The Argus: fringe_2011_logo_red_thumb Italian satirist Dario Fo’s 1983 play The Open Couple ran wild with the poisonous human truth of always wanting what you can’t have – even if it’s your spouse.

Stilted above its affluent surroundings, The Master Marina bar can spark a twang of green-eyed envy. And in this superb, bristling piece of theatre, companies Otherplace and Something Witty throw the kitchen sink at Fo’s tale.

The husband, played pitch-perfectly by the impish Samuel Dutton, is a randy middle-ager who breaks his wife’s ankle to foil her attempted suicide after learning of his umpteenth new lover.

She has agreed to let him satisfy hormones over morality within the confines of their relationship – a scornful cat-and-mouse rivalry of bitterness and passion.

As the mocking wife, Heather Rayment stokes a fearsome chemistry with Dutton – he rips her skirt off in between their repeated attempts to shoot each other and she sneers at his cartoon pants as he shuffles half-naked around the room.

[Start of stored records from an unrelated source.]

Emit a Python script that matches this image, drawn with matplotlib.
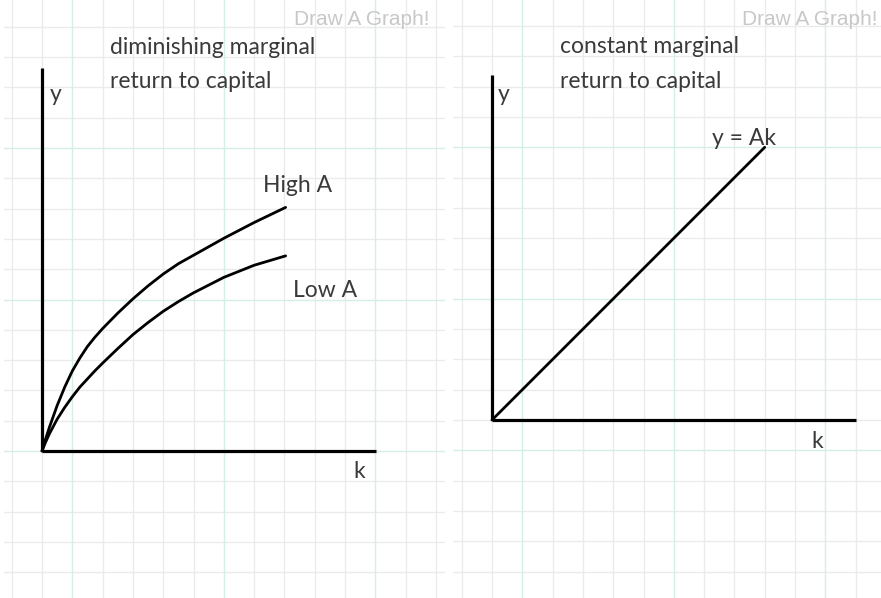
#!/usr/bin/env python3

import numpy as np
from matplotlib import pyplot as plt

# values in grid units (one grid cell = 1)
high_k = [0, 0.1, 0.25, 0.5, 0.75, 1, 1.25, 1.5, 1.75, 2, 2.5, 3, 3.5, 4, 4.5, 5, 6, 7, 8.04]
high_y = [0, 0.34, 0.80, 1.50, 2.11, 2.64, 3.07, 3.45, 3.76, 4.04, 4.55, 5.02, 5.45, 5.84, 6.18, 6.46, 7.02, 7.54, 8.04]
low_k = [0, 0.1, 0.25, 0.5, 0.75, 1, 1.25, 1.5, 1.75, 2, 2.5, 3, 3.5, 4, 4.5, 5, 6, 7, 8.04]
low_y = [0, 0.25, 0.58, 1.05, 1.44, 1.79, 2.11, 2.38, 2.65, 2.90, 3.38, 3.84, 4.24, 4.61, 4.93, 5.22, 5.73, 6.13, 6.44]
ak_k = [0, 9.0]
ak_y = [0, 9.0]

W, H = 881, 598
U = 30.3  # px per grid cell
GRAY = '#ebebeb'
CYAN = '#d3efe8'
INK = '#3a3a3a'
HAND = 'Lato'

fig = plt.figure(figsize=(W/100, H/100), dpi=100)

def panel(x0, x1, ox, oy, cyan_x, cyan_y):
	ax = fig.add_axes([x0/W, 0, (x1-x0)/W, 1])
	ax.set_xlim((x0-ox)/U, (x1-ox)/U)
	ax.set_ylim((oy-H)/U, oy/U)
	ax.axis('off')
	for i in range(int(np.floor((x0-ox)/U)), int(np.ceil((x1-ox)/U))+1):
		c = CYAN if (i - cyan_x) % 5 == 0 else GRAY
		ax.axvline(i, color=c, lw=1.0, zorder=0 if c == GRAY else 0.5)
	for j in range(int(np.floor((oy-H)/U)), int(np.ceil(oy/U))+1):
		c = CYAN if (j - cyan_y) % 5 == 0 else GRAY
		ax.axhline(j, color=c, lw=1.0, zorder=0 if c == GRAY else 0.5)
	return ax

def axes_lines(ax, xmax, ymax):
	ax.plot([0, 0], [0, ymax], color='black', lw=2.3, solid_capstyle='butt', zorder=3)
	ax.plot([0, xmax], [0, 0], color='black', lw=2.3, solid_capstyle='butt', zorder=3)

def hand(ax, x, y, s, **kw):
	ax.text(x, y, s, fontsize=16.5, color=INK, family=[HAND, 'DejaVu Sans'], va='baseline', **kw)

def brand(ax, x, y):
	ax.text(x, y, 'Draw A Graph!', fontsize=15, color='#c8c8c8', family='Liberation Sans',
		ha='right', va='baseline')

# left panel
ax1 = panel(4, 445, 42, 451, 1, 0)
axes_lines(ax1, 11.02, 12.64)
ax1.plot(high_k, high_y, color='black', lw=2.0, solid_capstyle='round', solid_joinstyle='round', zorder=3)
ax1.plot(low_k, low_y, color='black', lw=2.0, solid_capstyle='round', solid_joinstyle='round', zorder=3)
hand(ax1, 2.24, 13.10, 'diminishing marginal')
hand(ax1, 2.24, 11.98, 'return to capital')
hand(ax1, 0.26, 11.55, 'y')
hand(ax1, 7.29, 8.55, 'High A')
hand(ax1, 8.28, 5.08, 'Low A')
hand(ax1, 10.26, -0.89, 'k')
brand(ax1, 12.80, 14.06)

# right panel
ax2 = panel(453, 881, 492, 420, 1, 4)
axes_lines(ax2, 12.01, 11.39)
ax2.plot(ak_k, ak_y, color='black', lw=2.0, solid_capstyle='round', zorder=3)
hand(ax2, 2.24, 12.11, 'constant marginal')
hand(ax2, 2.24, 10.96, 'return to capital')
hand(ax2, 0.2, 10.53, 'y')
hand(ax2, 7.26, 9.08, 'y = Ak')
hand(ax2, 10.53, -0.92, 'k')
brand(ax2, 12.71, 13.04)

fig.savefig('out.png', dpi=100)
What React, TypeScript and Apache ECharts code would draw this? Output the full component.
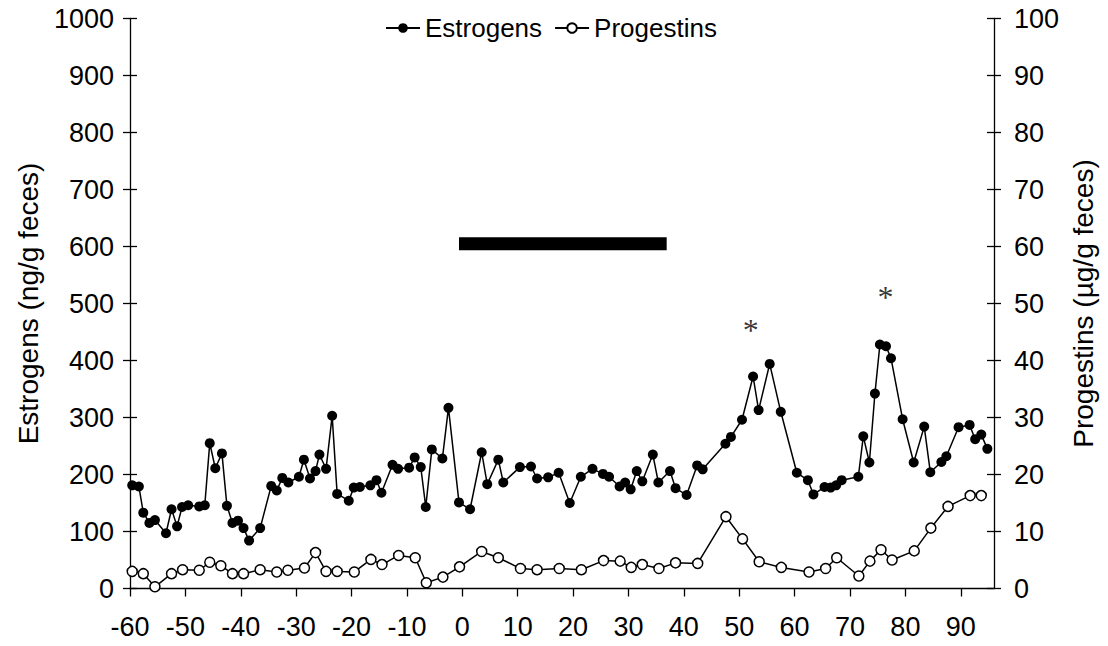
import React, { useEffect, useRef } from "react";
import * as echarts from "echarts";

const estrogenDays = [
  -59.6, -58.4, -57.6, -56.5, -55.5, -53.5, -52.5, -51.5, -50.6, -49.5, -47.5, -46.5, -45.6, -44.6, -43.4,
  -42.5, -41.5, -40.5, -39.5, -38.5, -36.5, -34.5, -33.5, -32.5, -31.4, -29.5, -28.6, -27.5, -26.5, -25.8,
  -24.6, -23.5, -22.6, -20.5, -19.6, -18.5, -16.6, -15.5, -14.6, -12.6, -11.6, -9.6, -8.6, -7.5, -6.6,
  -5.5, -3.6, -2.5, -0.6, 1.4, 3.5, 4.5, 6.5, 7.4, 10.4, 12.4, 13.5, 15.5, 17.4, 19.4,
  21.4, 23.5, 25.4, 26.5, 28.4, 29.4, 30.4, 31.5, 32.5, 34.4, 35.4, 37.5, 38.5, 40.5, 42.4,
  43.4, 47.5, 48.5, 50.5, 52.5, 53.5, 55.5, 57.5, 60.4, 62.4, 63.4, 65.4, 66.5, 67.5, 68.5,
  71.5, 72.4, 73.5, 74.5, 75.4, 76.5, 77.4, 79.5, 81.5, 83.4, 84.5, 86.5, 87.4, 89.6, 91.6,
  92.6, 93.7, 94.8,
];
const estrogenValues = [
  181, 179, 133, 115, 120, 97, 139, 109, 143, 146, 144, 146, 255, 211, 237,
  145, 115, 119, 106, 84, 106, 180, 172, 194, 186, 196, 226, 193, 206, 235,
  210, 303, 166, 154, 177, 178, 181, 190, 168, 217, 210, 212, 230, 213, 143,
  244, 228, 317, 151, 139, 239, 183, 226, 186, 213, 214, 193, 195, 203, 150,
  196, 210, 201, 196, 179, 186, 174, 206, 188, 235, 186, 206, 176, 164, 216,
  209, 254, 266, 296, 372, 313, 394, 310, 203, 190, 165, 178, 177, 181, 190,
  196, 267, 221, 342, 428, 425, 404, 297, 221, 284, 204, 222, 232, 283, 287,
  262, 270, 245,
];

const progestinDays = [
  -59.6, -57.6, -55.5, -52.5, -50.5, -47.5, -45.6, -43.6, -41.5, -39.5, -36.5, -33.5, -31.5, -28.5, -26.5,
  -24.6, -22.6, -19.5, -16.5, -14.5, -11.5, -8.5, -6.5, -3.5, -0.5, 3.5, 6.5, 10.5, 13.5, 17.5,
  21.5, 25.5, 28.5, 30.5, 32.5, 35.5, 38.5, 42.5, 47.6, 50.6, 53.6, 57.6, 62.6, 65.6, 67.6,
  71.6, 73.6, 75.6, 77.6, 81.6, 84.6, 87.7, 91.7, 93.7,
];
const progestinValues = [
  3.0, 2.6, 0.3, 2.6, 3.3, 3.2, 4.6, 4.0, 2.6, 2.6, 3.3, 2.9, 3.2, 3.6, 6.3,
  3.0, 3.0, 2.9, 5.1, 4.2, 5.8, 5.4, 1.0, 2.0, 3.8, 6.5, 5.4, 3.5, 3.3, 3.5,
  3.3, 4.9, 4.8, 3.7, 4.2, 3.5, 4.5, 4.4, 12.6, 8.7, 4.7, 3.7, 2.9, 3.5, 5.4,
  2.2, 4.8, 6.8, 5.0, 6.6, 10.6, 14.4, 16.3, 16.3,
];

const barDays = [-0.6, 36.9];
const barValue = 605;

const asteriskDays = [52.1, 76.4];
const asteriskValues = [453, 512];

const xTickValues = [-60, -50, -40, -30, -20, -10, 0, 10, 20, 30, 40, 50, 60, 70, 80, 90];

const FONT = "'Liberation Sans', Arial, sans-serif";

export default function App() {
  const ref = useRef<HTMLDivElement>(null);

  useEffect(() => {
    if (!ref.current) return;
    const chart = echarts.init(ref.current, undefined, { renderer: "svg" });

    const estrogenData = estrogenDays.map((d, i) => [d, estrogenValues[i]]);
    const progestinData = progestinDays.map((d, i) => [d, progestinValues[i]]);
    const barData = barDays.map((d) => [d, barValue]);
    const asteriskData = asteriskDays.map((d, i) => [d, asteriskValues[i]]);

    const labelStyle = { color: "#000", fontSize: 27, fontFamily: FONT };
    const nameStyle = { color: "#000", fontSize: 28, fontFamily: FONT };
    const tickLine = { color: "#000", width: 1.3 };
    const axisLine = { show: true, onZero: false, lineStyle: { color: "#000", width: 1.3 } };
    const plain = (v: number) => String(v);

    chart.setOption({
      animation: false,
      backgroundColor: "#fff",
      textStyle: { fontFamily: FONT, color: "#000" },
      grid: { left: 130, right: 114, top: 18.5, bottom: 57.5, containLabel: false },
      legend: {
        data: ["Estrogens", "Progestins"],
        left: 380,
        top: 10,
        itemWidth: 34,
        itemHeight: 12,
        itemGap: 12,
        textStyle: { color: "#000", fontSize: 26, fontFamily: FONT },
      },
      xAxis: {
        type: "value",
        min: -60,
        max: 96,
        interval: 10,
        axisLine,
        axisTick: { show: true, inside: false, length: 8, lineStyle: tickLine, customValues: xTickValues },
        axisLabel: { ...labelStyle, margin: 25, customValues: xTickValues, formatter: plain },
        splitLine: { show: false },
      },
      yAxis: [
        {
          type: "value",
          position: "left",
          min: 0,
          max: 1000,
          interval: 100,
          name: "Estrogens (ng/g feces)",
          nameLocation: "middle",
          nameGap: 88,
          nameTextStyle: { ...nameStyle },
          axisLine,
          axisTick: { show: true, inside: false, length: 7, lineStyle: tickLine },
          axisLabel: { ...labelStyle, margin: 16, formatter: plain },
          splitLine: { show: false },
        },
        {
          type: "value",
          position: "right",
          min: 0,
          max: 100,
          interval: 10,
          name: "Progestins (µg/g feces)",
          nameLocation: "middle",
          nameGap: 72,
          nameRotate: 90,
          nameTextStyle: { ...nameStyle },
          axisLine,
          axisTick: { show: true, inside: false, length: 7, lineStyle: tickLine },
          axisLabel: { ...labelStyle, margin: 20, formatter: plain },
          splitLine: { show: false },
        },
        {
          type: "value",
          position: "left",
          min: 0,
          max: 1000,
          interval: 100,
          axisLine: { show: false, onZero: false },
          axisTick: { show: true, inside: true, length: 7, lineStyle: tickLine },
          axisLabel: { show: false },
          splitLine: { show: false },
        },
        {
          type: "value",
          position: "right",
          min: 0,
          max: 100,
          interval: 10,
          axisLine: { show: false, onZero: false },
          axisTick: { show: true, inside: true, length: 7, lineStyle: tickLine },
          axisLabel: { show: false },
          splitLine: { show: false },
        },
      ],
      series: [
        {
          name: "Estrogens",
          type: "line",
          yAxisIndex: 0,
          data: estrogenData,
          symbol: "circle",
          symbolSize: 10,
          showAllSymbol: true,
          itemStyle: { color: "#000", borderColor: "#000", borderWidth: 0 },
          lineStyle: { color: "#000", width: 1.5 },
          z: 3,
        },
        {
          name: "Progestins",
          type: "line",
          yAxisIndex: 1,
          data: progestinData,
          symbol: "circle",
          symbolSize: 10,
          showAllSymbol: true,
          itemStyle: { color: "#fff", borderColor: "#000", borderWidth: 1.5 },
          lineStyle: { color: "#000", width: 1.5 },
          z: 3,
        },
        {
          name: "bar",
          type: "line",
          yAxisIndex: 0,
          data: barData,
          symbol: "none",
          lineStyle: { color: "#000", width: 13, cap: "butt" },
          z: 2,
        },
        {
          name: "significance",
          type: "scatter",
          yAxisIndex: 0,
          data: asteriskData,
          symbolSize: 1,
          itemStyle: { color: "transparent" },
          label: {
            show: true,
            position: "inside",
            formatter: "*",
            color: "#000",
            fontSize: 32,
            fontFamily: "'Liberation Serif', 'Times New Roman', serif",
          },
          z: 4,
        },
      ],
    });

    return () => chart.dispose();
  }, []);

  return (
    <div
      ref={ref}
      style={{ position: "fixed", left: 0, top: 0, width: 1108, height: 646, background: "#fff" }}
    />
  );
}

She gets a new wardrobe, a Lily Allen haircut and a Nobel Prize troubling Professor who plays guitar in a jazz band, but ultimately thinks their arrangement is “disgusting”, shrieking at her abominably insecure soulmate when he demands to meet her boyfriend.

The breathless and brilliant end sequence includes fart gags, man boob-holders made from sandwich makers (“the breader bra”) and a finale which somehow gets away with playing us out to the strains of Whitney Houston.

An engrossing combination of comedy and venom, it will leave you hot under the collar long after you’ve left the marina.